Another effort that is gaining momentum in seeking public and private support to address early childhood education is the School Readiness Funders Coalition. The Coalition members include the Blandin Foundation, Twin Cities United Way, Grotto Foundation, McKnight Foundation, The Minneapolis Foundation, Sheltering Arms Foundation, Social Ventures Partners, and the Women’s Foundation of Minnesota. These funders believe that every child in Minnesota needs to be ready for kindergarten by 2020. The School Readiness Funders Coalition also believes that “Minnesota needs a comprehensive approach to early childhood care and education that establishes accountability for measurable and sustained progress.” For more information on this innovative approach, please visit http://www.readyforschoolmn.com/.
According to Lisabeth B. Schorr, in her book Common Purpose – Strengthening Families and Neighborhoods to Rebuild America, “Our nation’s failure to act on what we know about the early years is the product, at least in part, of our commitment to rugged individualism. The notion that every family should be able to care for its own, without outside help, has made the U.S. the only industrialized country in the world without universal pre-school, paid paternal leave, and income supports for families with young children… One in ten children is growing up in extreme poverty – conditions in which it is almost impossible to give young children the responsive care and nurturing…their healthy development requires.”

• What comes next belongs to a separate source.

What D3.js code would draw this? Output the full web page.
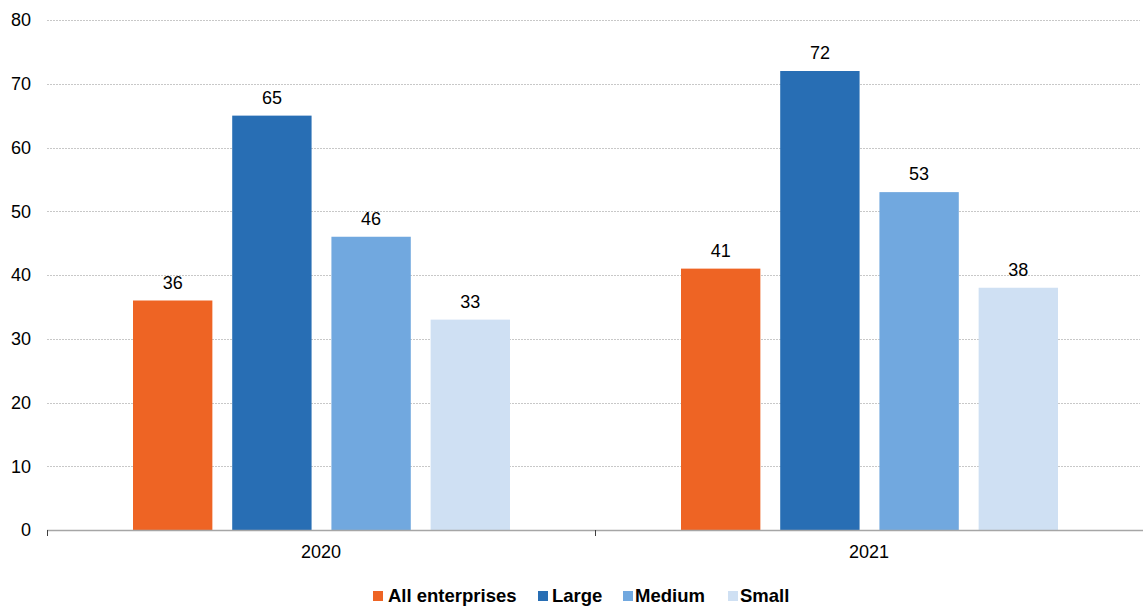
<!DOCTYPE html>
<html>
<head>
<meta charset="utf-8">
<script src="https://cdn.jsdelivr.net/npm/d3@7"></script>
<style>
  body { margin: 0; background: #fff; }
  svg { display: block; font-family: Arial, "Liberation Sans", sans-serif; }
</style>
</head>
<body>
<div id="chart"></div>
<script>
// Chart data
const years = ["2020", "2021"];
const sizeClasses = ["All enterprises", "Large", "Medium", "Small"];
const values2020 = [36, 65, 46, 33];
const values2021 = [41, 72, 53, 38];
const yTicks = [0, 10, 20, 30, 40, 50, 60, 70, 80];
const colors = ["#ee6424", "#286eb4", "#71a8df", "#cfe0f3"];

const width = 1144;
const height = 607;
const margin = {top: 20, right: 1, bottom: 77, left: 47};
const font_size = 18;

const seriesByYear = [values2020, values2021];

function drawChart() {
    const svg = d3.select("#chart").append("svg")
        .attr("width", width)
        .attr("height", height);

    const x0 = d3.scaleBand()
        .domain(years)
        .range([margin.left, width - margin.right])
        .padding(0);

    // inner scale for bars inside each year group
    const x1 = d3.scaleBand()
        .domain(sizeClasses)
        .range([86, 463])
        .paddingInner(0.2)
        .paddingOuter(0);

    const y = d3.scaleLinear()
        .domain([0, 80])
        .range([height - margin.bottom, margin.top]);

    // Gridlines
    svg.append("g")
        .selectAll("line")
        .data(yTicks.filter(d => d > 0))
        .join("line")
        .attr("x1", margin.left)
        .attr("x2", width - 4)
        .attr("y1", d => Math.round(y(d)) + 0.5)
        .attr("y2", d => Math.round(y(d)) + 0.5)
        .attr("stroke", "#c8c8c8")
        .attr("stroke-width", 1)
        .attr("stroke-dasharray", "2,1");

    // Y tick labels
    svg.append("g")
        .selectAll("text")
        .data(yTicks)
        .join("text")
        .attr("x", 31)
        .attr("y", d => y(d))
        .attr("dy", "0.35em")
        .attr("text-anchor", "end")
        .attr("font-size", font_size)
        .attr("fill", "#000")
        .text(d => d);

    // Bars
    const groups = svg.append("g")
        .selectAll("g")
        .data(years)
        .join("g")
        .attr("transform", d => `translate(${x0(d)},0)`);

    groups.selectAll("rect")
        .data((d, i) => seriesByYear[i].map((v, j) => ({key: sizeClasses[j], value: v, color: colors[j]})))
        .join("rect")
        .attr("x", d => x1(d.key))
        .attr("width", x1.bandwidth())
        .attr("y", d => y(d.value))
        .attr("height", d => y(0) - y(d.value))
        .attr("fill", d => d.color);

    // Value labels
    groups.selectAll("text")
        .data((d, i) => seriesByYear[i].map((v, j) => ({key: sizeClasses[j], value: v})))
        .join("text")
        .attr("x", d => x1(d.key) + x1.bandwidth() / 2)
        .attr("y", d => y(d.value) - 12)
        .attr("text-anchor", "middle")
        .attr("font-size", font_size)
        .attr("fill", "#000")
        .text(d => d.value);

    // X axis line
    svg.append("line")
        .attr("x1", margin.left)
        .attr("x2", width - 1)
        .attr("y1", y(0) + 0.5)
        .attr("y2", y(0) + 0.5)
        .attr("stroke", "#a6a6a6")
        .attr("stroke-width", 1.5);

    // X axis ticks between groups
    const tickXs = [margin.left].concat(years.map(d => x0(d) + x0.bandwidth()));
    svg.append("g")
        .selectAll("line")
        .data(tickXs.slice(0, 2))
        .join("line")
        .attr("x1", d => Math.round(d) + 0.5)
        .attr("x2", d => Math.round(d) + 0.5)
        .attr("y1", y(0))
        .attr("y2", y(0) + 6)
        .attr("stroke", "#404040")
        .attr("stroke-width", 1);

    // X labels
    svg.append("g")
        .selectAll("text")
        .data(years)
        .join("text")
        .attr("x", d => x0(d) + x0.bandwidth() / 2)
        .attr("y", y(0) + 28)
        .attr("text-anchor", "middle")
        .attr("font-size", font_size)
        .attr("fill", "#000")
        .text(d => d);

    // Legend
    const legendX = [373, 538, 623, 728];
    const legendGap = [15, 14, 12, 12];
    const legend = svg.append("g")
        .selectAll("g")
        .data(sizeClasses)
        .join("g")
        .attr("transform", (d, i) => `translate(${legendX[i]},596)`);

    legend.append("rect")
        .attr("x", 0)
        .attr("y", -5)
        .attr("width", 10)
        .attr("height", 10)
        .attr("fill", (d, i) => colors[i]);

    legend.append("text")
        .attr("x", (d, i) => legendGap[i])
        .attr("dy", "0.35em")
        .attr("font-size", 18.5)
        .attr("font-weight", "bold")
        .attr("fill", "#000")
        .text(d => d);
}

drawChart();
</script>
</body>
</html>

As we think about what our priorities are as a state, it is hard to imagine that Minnesotans value sports stadiums and mega malls more than the human capital development of our children. I would argue, by making these investments now, we can begin to reverse the cycle of intergenerational poverty and welfare dependency. We could invest upstream in early child development, rather than paying much more money down steam, by building prisons to support increased incarcerations rates, low productivity, unsafe communities and increasing demands for public services. The current arrangement is unsustainable.
I had dinner the other night with a former state legislator and we talked about the wealth of evidence to support public investment in early childhood development.  I asked this person, why haven’t we invested to bring early childhood education efforts to scale? He said, “It’s simple, at the Legislature it is about entrenched interest and power and children don’t have either.”